Starting August 1, imports from both Mexico and the EU are expected to face a blanket 30% tariff, with some exceptions like a separate 25% duty on automobiles. Letters addressed to both von der Leyen and Mexico’s new President Claudia Sheinbaum outlined these measures, which Trump claimed were necessary to combat unfair trade practices and, in Mexico’s case, the continued flow of fentanyl into the United States.
Von der Leyen responded by stating that the EU remains committed to working toward a solution before the deadline but warned that the proposed tariffs could seriously harm transatlantic supply chains, businesses, and consumers. She added that the EU would take all necessary steps to protect its interests, including implementing proportional countermeasures if needed.
French President Emmanuel Macron echoed those concerns on social media, urging the European Commission to accelerate plans for credible responses, including tools such as anti-coercion measures.
Mexico, meanwhile, objected strongly to the proposed tariffs. Economy Minister Marcelo Ebrard said a Mexican delegation conveyed during a recent meeting that the new trade barriers would amount to “unfair treatment.” Both sides are reportedly in talks to find an alternative that safeguards businesses and jobs across the border.
Trump’s letters included a stark warning: if other nations respond with retaliatory tariffs on U.S. products, his administration would respond by increasing U.S. tariffs further—adding their retaliatory percentage on top of the existing 30%.
The Trump administration has also cited concerns about non-tariff barriers, such as Europe’s value-added taxes and digital services taxes. These taxes, applied on gross revenues earned by tech companies — including advertising income, data sales, and subscriptions — have long been a point of contention. U.S. officials argue such taxes unfairly target American firms and hinder fair negotiations.
Two months ago, Trump had threatened a 50% tariff on European goods due to frustration over stalled trade talks. “I’m not looking for a deal,” he said at the time, citing the EU’s lack of cooperation.
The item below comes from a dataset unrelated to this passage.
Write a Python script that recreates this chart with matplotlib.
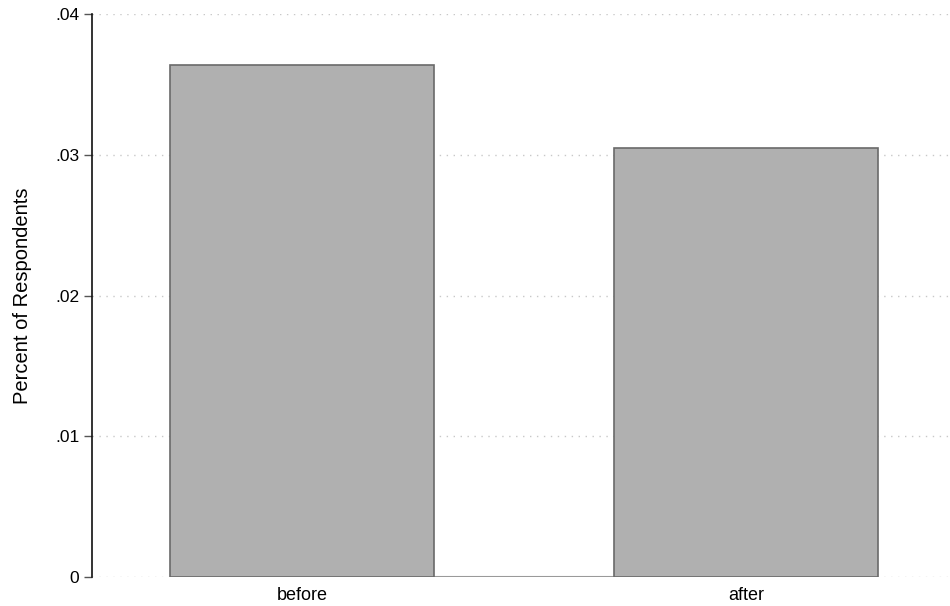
import matplotlib
matplotlib.use('Agg')
from matplotlib import pyplot as plt

# Share of respondents, before vs after.
groups = ['before', 'after']
shares = [0.03638, 0.03048]
yticks = [0, 0.01, 0.02, 0.03, 0.04]
ytick_labels = ['0', '.01', '.02', '.03', '.04']

plt.rcParams['font.family'] = ['Liberation Sans', 'DejaVu Sans']

fig = plt.figure(figsize=(9.5, 6.06), dpi=100)
ax = fig.add_axes([0.0968, 0.0479, 0.9032, 0.9289])

x = list(range(len(groups)))
width = 0.595
ax.bar(x, shares, width=width, color='#b0b0b0', edgecolor='#6a6a6a',
       linewidth=1.2, zorder=3)

# thin baseline joining the two bars
ax.plot([x[0] + width / 2, x[1] - width / 2], [0, 0], color='#9a9a9a',
        linewidth=1.5, zorder=2, solid_capstyle='butt')

# Format plot.
ax.set_xlim(-0.473, 1.459)
ax.set_ylim(0, 0.04)
ax.set_xticks(x)
ax.set_xticklabels(groups, fontsize=13)
ax.set_yticks(yticks)
ax.set_yticklabels(ytick_labels, fontsize=12.5)
ax.tick_params(axis='x', length=0, pad=7)
ax.tick_params(axis='y', length=6, width=1, color='#555555', pad=3)
ax.set_ylabel('Percent of Respondents', fontsize=14.5, labelpad=17)

ax.grid(axis='y', linestyle=(0, (1, 4)), color='#c8c8c8', linewidth=1, zorder=0)
for side in ['top', 'right', 'bottom']:
    ax.spines[side].set_visible(False)
ax.spines['left'].set_linewidth(1.2)
ax.spines['left'].set_color('#111111')

plt.savefig('out.png', dpi=100)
The proposed 30% tariff now surpasses the 20% “reciprocal” rate previously in place before it was suspended in April. Following the renewed threat in May, Treasury Secretary Scott Bessent remarked that European proposals have not met the standards seen from other trading partners.
These latest letters come on the heels of Trump’s threat to impose 35% tariffs on certain Canadian goods just a day earlier, signaling a broadening trade clash that could have significant global repercussions.